Egyptian Fraction Calculator
Express any proper fraction as a sum of distinct unit fractions using the greedy algorithm
Enter a proper fraction (numerator < denominator)
What is an Egyptian Fraction?
An Egyptian fraction expresses a positive rational number as a sum of distinct unit fractions (fractions with numerator 1). This system was used by ancient Egyptians as their primary method for representing fractions.
Example: 2/3 = 1/2 + 1/6
The Greedy Algorithm
This calculator uses the greedy algorithm (also known as Fibonacci's algorithm) to find an Egyptian fraction expansion:
- Find the largest unit fraction 1/n that is less than or equal to a/b
- Subtract 1/n from a/b to get a new fraction
- Repeat until the remainder is zero
For a/b, the smallest n where 1/n ≤ a/b is n = ⌈b/a⌉
Historical Significance
The Rhind Mathematical Papyrus (c. 1650 BCE) contains extensive tables of Egyptian fractions. Ancient Egyptian scribes used these representations for practical calculations involving division of goods, land measurement, and accounting.
Example Expansions
- 2/3 = 1/2 + 1/6
- 3/4 = 1/2 + 1/4
- 4/5 = 1/2 + 1/4 + 1/20
- 5/6 = 1/2 + 1/3
- 2/7 = 1/4 + 1/28
Note: The greedy algorithm always terminates and produces a valid expansion, but it may not always produce the shortest expansion or the one with the smallest denominators.

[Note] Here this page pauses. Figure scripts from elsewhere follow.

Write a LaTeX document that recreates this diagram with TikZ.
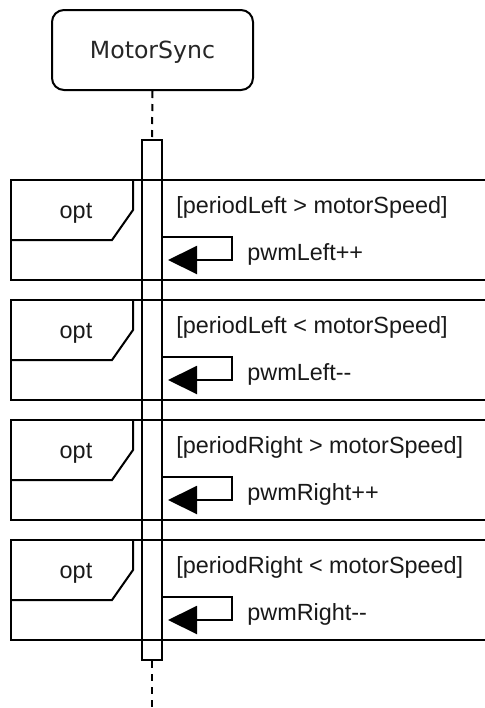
\documentclass[tikz,border=0pt]{standalone}
\usepackage{fontspec}
\setmainfont{Liberation Sans}
\newfontfamily\headfont{DejaVu Sans}
\usetikzlibrary{arrows.meta,positioning}
\tikzset{
  sd head/.style={
    draw,
    line width=1pt,
    rounded corners=6pt,
    minimum width=100.5pt,
    minimum height=40pt,
    text depth=0pt,
    font=\headfont\fontsize{11.8}{14}\selectfont,
    text=black!85
  },
  sd activation/.style={
    draw,
    fill=white,
    line width=1pt,
    minimum width=10pt,
    minimum height=260pt,
    inner sep=0pt
  },
  sd lifeline/.style={
    dash pattern=on 3.5pt off 3pt,
    line width=1pt
  },
  sd frame/.style={
    draw,
    line width=1pt
  },
  sd self/.style={
    -{Triangle[length=14.5pt,width=14pt]},
    line width=1pt,
    shorten >=2.5pt
  },
  sd text/.style={
    inner sep=0pt,
    font=\fontsize{11.7}{14}\selectfont,
    text=black!90
  }
}

\begin{document}
\begin{tikzpicture}[x=0.5pt, y=-0.5pt]
        \useasboundingbox (0,0) rectangle (485,708);
        \clip (0,0) rectangle (485,708);

        \node[sd head] (head) at (152.5,50) {MotorSync};
        \node[sd activation] (act) at (152,400) {};
        \coordinate (end) at (152,708);

        \draw[sd lifeline] (head.south) -- (act.north);
        \draw[sd lifeline] (act.south) -- (end);

        % one opt fragment per speed check
        \foreach \t/\guard/\msg [count=\i] in {
            180/{[periodLeft > motorSpeed]}/pwmLeft++,
            300/{[periodLeft < motorSpeed]}/pwmLeft-\kern0pt-,
            420/{[periodRight > motorSpeed]}/pwmRight++,
            540/{[periodRight < motorSpeed]}/pwmRight-\kern0pt-}
        {
            \draw[sd frame] (11,\t) rectangle (495,\t+100);
            \draw[sd frame] (11,\t+60) -- (112,\t+60) -- (133,\t+30) -- (133,\t);
            \node[sd text,anchor=base] (opt\i) at (76,\t+38) {opt};
            \node[sd text,anchor=base west] (guard\i) at (176,\t+33) {\guard};

            \coordinate (out\i) at (0,\t+57);
            \coordinate (back\i) at (0,\t+80);
            \draw[sd self] (act.east |- out\i) -- (232,\t+57) -- (232,\t+80) -- (act.east |- back\i);
            \node[sd text,anchor=base west] (msg\i) at (247,\t+80.5) {\msg};
        }
      \end{tikzpicture}
\end{document}
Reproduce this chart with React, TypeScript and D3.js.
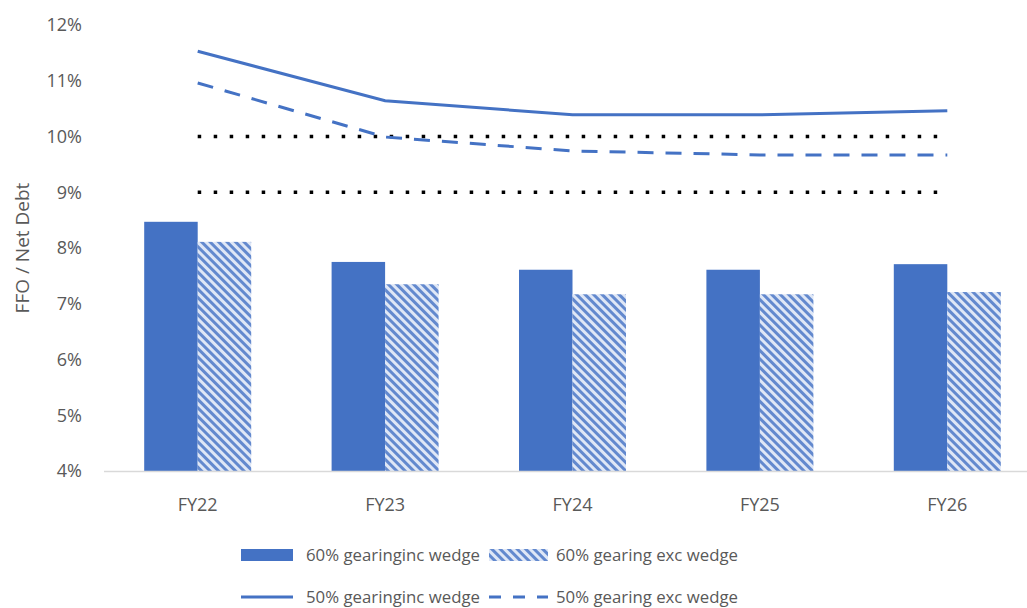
import React from 'react'
import * as d3 from 'd3'

const categories = ['FY22', 'FY23', 'FY24', 'FY25', 'FY26']
const barInc = [8.47, 7.75, 7.61, 7.61, 7.71]
const barExc = [8.11, 7.35, 7.17, 7.17, 7.21]
const lineInc = [11.53, 10.64, 10.39, 10.39, 10.46]
const lineExc = [10.96, 9.99, 9.74, 9.67, 9.67]
const thresholds = [10, 9]
const yTicks = [4, 5, 6, 7, 8, 9, 10, 11, 12]

const BLUE = '#4472c4'
const TEXT = '#595959'
const FONT = 'Open Sans, Lato, sans-serif'

const App = () => {
  const width = 1027
  const height = 608
  const x = d3.scaleBand().domain(categories).range([104, 1041])
  const y = d3.scaleLinear().domain([4, 12]).range([471, 25])
  const barW = 53.5
  const cx = (c) => x(c) + x.bandwidth() / 2

  const line = d3
    .line<number>()
    .x((_, i) => cx(categories[i]))
    .y((d) => y(d))

  return (
    <svg width={width} height={height} style={{ position: 'absolute', left: 0, top: 0 }}>
      <defs>
        <pattern id="stripes" width="6" height="6" patternUnits="userSpaceOnUse" patternTransform="rotate(-45)">
          <rect width="6" height="6" fill="#dfe7f6" />
          <rect width="3" height="6" fill={BLUE} opacity="0.8" />
        </pattern>
      </defs>
      <rect width={width} height={height} fill="#fff" />

      {/* bars */}
      {categories.map((c, i) => (
        <g key={c}>
          <rect x={cx(c) - barW} y={y(barInc[i])} width={barW} height={y(4) - y(barInc[i])} fill={BLUE} />
          <rect x={cx(c)} y={y(barExc[i])} width={barW} height={y(4) - y(barExc[i])} fill="url(#stripes)" />
        </g>
      ))}

      {/* axis */}
      <line x1={104} x2={1041} y1={y(4) + 0.5} y2={y(4) + 0.5} stroke="#d9d9d9" strokeWidth={1.5} />
      {yTicks.map((t) => (
        <text key={t} x={82} y={y(t)} dy="0.35em" textAnchor="end" fontFamily={FONT} fontSize={18} fill={TEXT}>
          {t}%
        </text>
      ))}
      {categories.map((c) => (
        <text key={c} x={cx(c)} y={505} dy="0.35em" textAnchor="middle" fontFamily={FONT} fontSize={18} fill={TEXT}>
          {c}
        </text>
      ))}
      <text
        transform={`translate(22,${248}) rotate(-90)`}
        textAnchor="middle"
        dy="0.35em"
        fontFamily={FONT}
        fontSize={19}
        fill={TEXT}
      >
        FFO / Net Debt
      </text>

      {/* threshold dotted lines */}
      {thresholds.map((t) => (
        <line
          key={t}
          x1={cx(categories[0])}
          x2={cx(categories[categories.length - 1])}
          y1={y(t)}
          y2={y(t)}
          stroke="#000"
          strokeWidth={3.5}
          strokeDasharray="3.5 12.5"
        />
      ))}

      {/* lines */}
      <path d={line(lineInc)} fill="none" stroke={BLUE} strokeWidth={3} />
      <path d={line(lineExc)} fill="none" stroke={BLUE} strokeWidth={3} strokeDasharray="16 12" />

      {/* legend */}
      <g fontFamily={FONT} fontSize={16.8} fill={TEXT}>
        <rect x={241} y={549} width={52} height={12} fill={BLUE} />
        <text x={306} y={555} dy="0.35em">60% gearinginc wedge</text>
        <rect x={489} y={549} width={59} height={12} fill="url(#stripes)" />
        <text x={556} y={555} dy="0.35em">60% gearing exc wedge</text>
        <line x1={241} x2={293} y1={597} y2={597} stroke={BLUE} strokeWidth={3} />
        <text x={306} y={597} dy="0.35em">50% gearinginc wedge</text>
        <line x1={489} x2={548} y1={597} y2={597} stroke={BLUE} strokeWidth={3} strokeDasharray="12 12" />
        <text x={556} y={597} dy="0.35em">50% gearing exc wedge</text>
      </g>
    </svg>
  )
}

export default App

What is an Egyptian fraction?
An Egyptian fraction is a representation of a positive rational number as a sum of distinct unit fractions (fractions with numerator 1). For example, 2/3 = 1/2 + 1/6. Ancient Egyptians used this system exclusively for representing fractions, as evidenced by the Rhind Mathematical Papyrus from around 1650 BCE.
Why did ancient Egyptians use unit fractions?

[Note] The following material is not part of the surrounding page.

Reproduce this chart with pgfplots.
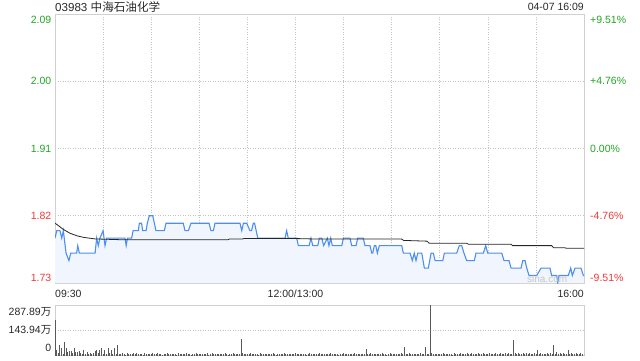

Ancient Egyptians found unit fractions practical for dividing resources fairly. If you need to divide 3 loaves among 5 people, expressing 3/5 as 1/2 + 1/10 makes it clear: give each person half a loaf plus a tenth of a loaf. This made physical division of goods more intuitive.
What is the greedy algorithm for Egyptian fractions?

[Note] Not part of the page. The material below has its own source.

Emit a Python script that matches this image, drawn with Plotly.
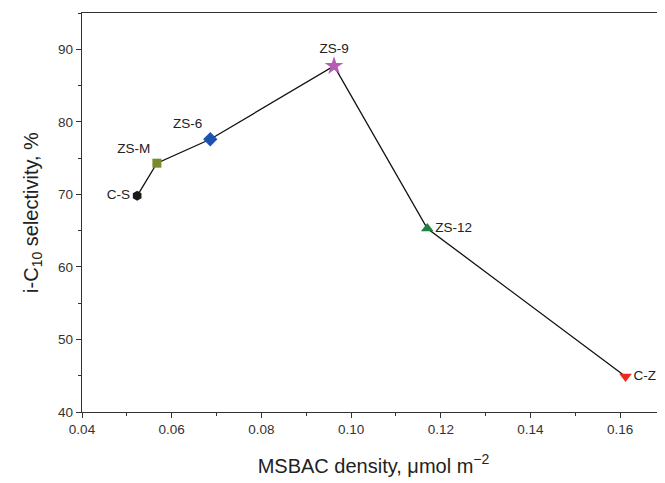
import plotly.graph_objects as go

names = ["C-S", "ZS-M", "ZS-6", "ZS-9", "ZS-12", "C-Z"]
density = [0.0523, 0.0567, 0.0686, 0.0962, 0.1170, 0.1612]
selectivity = [69.8, 74.3, 77.6, 87.7, 65.3, 44.9]
symbols = ["hexagon", "square", "diamond", "star", "triangle-up", "triangle-down"]
colors = ["#1a1a1a", "#7b8b2c", "#1f52b0", "#b35db4", "#1f8040", "#ee2b1e"]
sizes = [10, 9, 11, 14, 11, 11]
textpos = ["middle left", "top left", "top left", "top center", "middle right", "middle right"]

fig = go.Figure()
fig.add_trace(go.Scatter(x=density, y=selectivity, mode="lines",
                         line=dict(color="#111111", width=1.3), showlegend=False,
                         hoverinfo="skip"))
for n, x, y, s, c, sz, tp in zip(names, density, selectivity, symbols, colors, sizes, textpos):
    fig.add_trace(go.Scatter(x=[x], y=[y], mode="markers+text", text=[n],
                             textposition=tp,
                             textfont=dict(family="Liberation Sans, Arial", size=13.5, color="#222222"),
                             marker=dict(symbol=s, color=c, size=sz, line=dict(width=0)),
                             showlegend=False))

axis_common = dict(showline=True, linecolor="#333333", linewidth=1.3, ticks="outside",
                   ticklen=5, tickcolor="#333333", showgrid=False, zeroline=False,
                   tickfont=dict(family="Liberation Sans, Arial", size=13.5, color="#333333"))
fig.update_xaxes(range=[0.04, 0.17], dtick=0.02, tick0=0.04, tickformat=".2f",
                 mirror=True,
                 minor=dict(dtick=0.01, ticks="outside", ticklen=3, tickcolor="#333333"),
                 title=dict(text="MSBAC density, μmol m<sup>−2</sup>",
                            font=dict(family="Liberation Sans, Arial", size=20, color="#222222"),
                            standoff=22),
                 **axis_common)
fig.update_yaxes(range=[40, 95], dtick=10, tick0=40,
                 minor=dict(dtick=5, ticks="outside", ticklen=3, tickcolor="#333333"),
                 title=dict(text="i-C<sub>10</sub> selectivity, %",
                            font=dict(family="Liberation Sans, Arial", size=20, color="#222222"),
                            standoff=14),
                 **axis_common)
fig.update_layout(width=657, height=475, margin=dict(l=74, r=0, t=5, b=71),
                  plot_bgcolor="white", paper_bgcolor="white")
fig.write_html("out.html")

The greedy algorithm (also called Fibonacci's algorithm) repeatedly subtracts the largest possible unit fraction from the remaining value. For a/b, find the smallest n where 1/n <= a/b, subtract 1/n, and repeat with the remainder. This always terminates and produces a valid Egyptian fraction expansion.
Are Egyptian fraction representations unique?
No, most fractions have multiple valid Egyptian fraction representations. For example, 2/3 = 1/2 + 1/6 = 1/3 + 1/4 + 1/12. The greedy algorithm produces one specific representation, but it's not always the shortest or the one with the smallest denominators.